Exercise description:
No images are to be carried over; print all other material exactly as it stands.

Entries with chart source code
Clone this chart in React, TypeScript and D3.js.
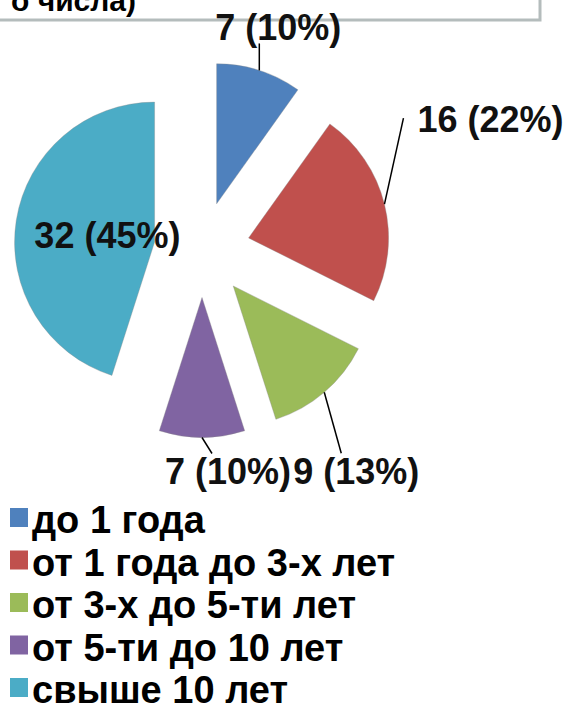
import React from "react";
import * as d3 from "d3";

// Распределение по стажу
const categories = [
  "до 1 года",
  "от 1 года до 3-х лет",
  "от 3-х до 5-ти лет",
  "от 5-ти до 10 лет",
  "свыше 10 лет",
];
const counts = [7, 16, 9, 7, 32];
const percents = [10, 22, 13, 10, 45];
const colors = ["#4f81bd", "#c0504d", "#9bbb59", "#8064a2", "#4bacc6"];

// label placement (offset of leader end from arc point, text offset from leader end)
const labelLayout = [
  { leader: [0, -27], text: [19, -3], anchor: "middle" },
  { leader: [19, -86], text: [14, 14], anchor: "start" },
  { leader: [17, 61], text: [15, 31], anchor: "middle" },
  { leader: [10, 16], text: [16, 30], anchor: "middle" },
  { leader: null, text: [22, 17], anchor: "middle" },
];

const W = 565;
const H = 705;
const cx = 202;
const cy = 249.5;
const radius = 140;
const explode = 48;
const font = "'Liberation Sans', Arial, sans-serif";

const App = () => {
  const data = categories.map((c, i) => ({ name: c, value: counts[i], pct: percents[i] }));
  const pie = d3
    .pie<any>()
    .value(d => d.value)
    .sort(null)
    .startAngle(0)
    .endAngle(2 * Math.PI);
  const arc = d3.arc<any>().innerRadius(0).outerRadius(radius);
  const arcs = pie(data);

  return (
    <svg
      width={W}
      height={H}
      style={{ position: "absolute", left: 0, top: 0, background: "#fff" }}
      fontFamily={font}
    >
      {/* title box, cut at the top */}
      <rect x={-10} y={-10} width={550} height={30} fill="#fff" stroke="#b4bcbc" strokeWidth={3} />
      <text x={136} y={11} textAnchor="end" fontSize={30} fontWeight="bold" fill="#000">
        о числа)
      </text>

      {arcs.map((a, i) => {
        const mid = (a.startAngle + a.endAngle) / 2;
        const ox = cx + explode * Math.sin(mid);
        const oy = cy - explode * Math.cos(mid);
        const px = ox + radius * Math.sin(mid);
        const py = oy - radius * Math.cos(mid);
        const L = labelLayout[i];
        let ex = px;
        let ey = py;
        let tx: number, ty: number;
        if (L.leader) {
          ex = px + L.leader[0];
          ey = py + L.leader[1];
          tx = ex + L.text[0];
          ty = ey + L.text[1];
        } else {
          const [ccx, ccy] = arc.centroid(a);
          tx = ox + ccx + L.text[0];
          ty = oy + ccy + L.text[1];
        }
        return (
          <g key={i}>
            <path
              d={arc(a) as string}
              transform={`translate(${ox},${oy})`}
              fill={colors[i]}
              stroke="#8a8a8a"
              strokeWidth={0.6}
              strokeOpacity={0.6}
            />
            {L.leader && (
              <line x1={px} y1={py} x2={ex} y2={ey} stroke="#000" strokeWidth={1.5} />
            )}
            <text
              x={tx}
              y={ty}
              textAnchor={L.anchor as any}
              fontSize={36}
              fontWeight="bold"
              fill="#111"
            >
              {`${a.data.value} (${a.data.pct}%)`}
            </text>
          </g>
        );
      })}

      {/* legend */}
      {categories.map((c, i) => {
        const y = 533 + i * 42.5;
        return (
          <g key={c}>
            <rect x={10} y={y - 25} width={18} height={19} fill={colors[i]} />
            <text x={32} y={y} fontSize={38} fontWeight="bold" fill="#000">
              {c}
            </text>
          </g>
        );
      })}
    </svg>
  );
};

export default App;
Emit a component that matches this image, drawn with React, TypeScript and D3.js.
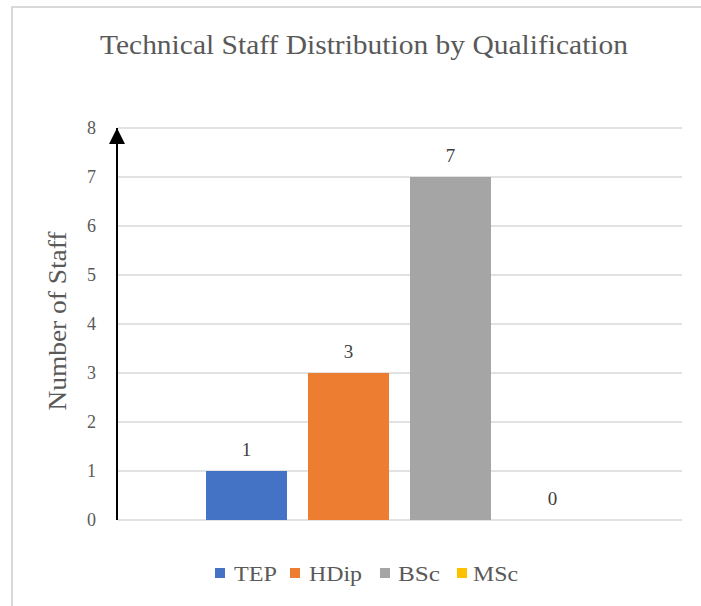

Output for this task:
Clone this chart in React, TypeScript and D3.js.
import React from "react";
import * as d3 from "d3";

// Распределение по стажу
const categories = [
  "до 1 года",
  "от 1 года до 3-х лет",
  "от 3-х до 5-ти лет",
  "от 5-ти до 10 лет",
  "свыше 10 лет",
];
const counts = [7, 16, 9, 7, 32];
const percents = [10, 22, 13, 10, 45];
const colors = ["#4f81bd", "#c0504d", "#9bbb59", "#8064a2", "#4bacc6"];

// label placement (offset of leader end from arc point, text offset from leader end)
const labelLayout = [
  { leader: [0, -27], text: [19, -3], anchor: "middle" },
  { leader: [19, -86], text: [14, 14], anchor: "start" },
  { leader: [17, 61], text: [15, 31], anchor: "middle" },
  { leader: [10, 16], text: [16, 30], anchor: "middle" },
  { leader: null, text: [22, 17], anchor: "middle" },
];

const W = 565;
const H = 705;
const cx = 202;
const cy = 249.5;
const radius = 140;
const explode = 48;
const font = "'Liberation Sans', Arial, sans-serif";

const App = () => {
  const data = categories.map((c, i) => ({ name: c, value: counts[i], pct: percents[i] }));
  const pie = d3
    .pie<any>()
    .value(d => d.value)
    .sort(null)
    .startAngle(0)
    .endAngle(2 * Math.PI);
  const arc = d3.arc<any>().innerRadius(0).outerRadius(radius);
  const arcs = pie(data);

  return (
    <svg
      width={W}
      height={H}
      style={{ position: "absolute", left: 0, top: 0, background: "#fff" }}
      fontFamily={font}
    >
      {/* title box, cut at the top */}
      <rect x={-10} y={-10} width={550} height={30} fill="#fff" stroke="#b4bcbc" strokeWidth={3} />
      <text x={136} y={11} textAnchor="end" fontSize={30} fontWeight="bold" fill="#000">
        о числа)
      </text>

      {arcs.map((a, i) => {
        const mid = (a.startAngle + a.endAngle) / 2;
        const ox = cx + explode * Math.sin(mid);
        const oy = cy - explode * Math.cos(mid);
        const px = ox + radius * Math.sin(mid);
        const py = oy - radius * Math.cos(mid);
        const L = labelLayout[i];
        let ex = px;
        let ey = py;
        let tx: number, ty: number;
        if (L.leader) {
          ex = px + L.leader[0];
          ey = py + L.leader[1];
          tx = ex + L.text[0];
          ty = ey + L.text[1];
        } else {
          const [ccx, ccy] = arc.centroid(a);
          tx = ox + ccx + L.text[0];
          ty = oy + ccy + L.text[1];
        }
        return (
          <g key={i}>
            <path
              d={arc(a) as string}
              transform={`translate(${ox},${oy})`}
              fill={colors[i]}
              stroke="#8a8a8a"
              strokeWidth={0.6}
              strokeOpacity={0.6}
            />
            {L.leader && (
              <line x1={px} y1={py} x2={ex} y2={ey} stroke="#000" strokeWidth={1.5} />
            )}
            <text
              x={tx}
              y={ty}
              textAnchor={L.anchor as any}
              fontSize={36}
              fontWeight="bold"
              fill="#111"
            >
              {`${a.data.value} (${a.data.pct}%)`}
            </text>
          </g>
        );
      })}

      {/* legend */}
      {categories.map((c, i) => {
        const y = 533 + i * 42.5;
        return (
          <g key={c}>
            <rect x={10} y={y - 25} width={18} height={19} fill={colors[i]} />
            <text x={32} y={y} fontSize={38} fontWeight="bold" fill="#000">
              {c}
            </text>
          </g>
        );
      })}
    </svg>
  );
};

export default App;
Emit a component that matches this image, drawn with React, TypeScript and D3.js.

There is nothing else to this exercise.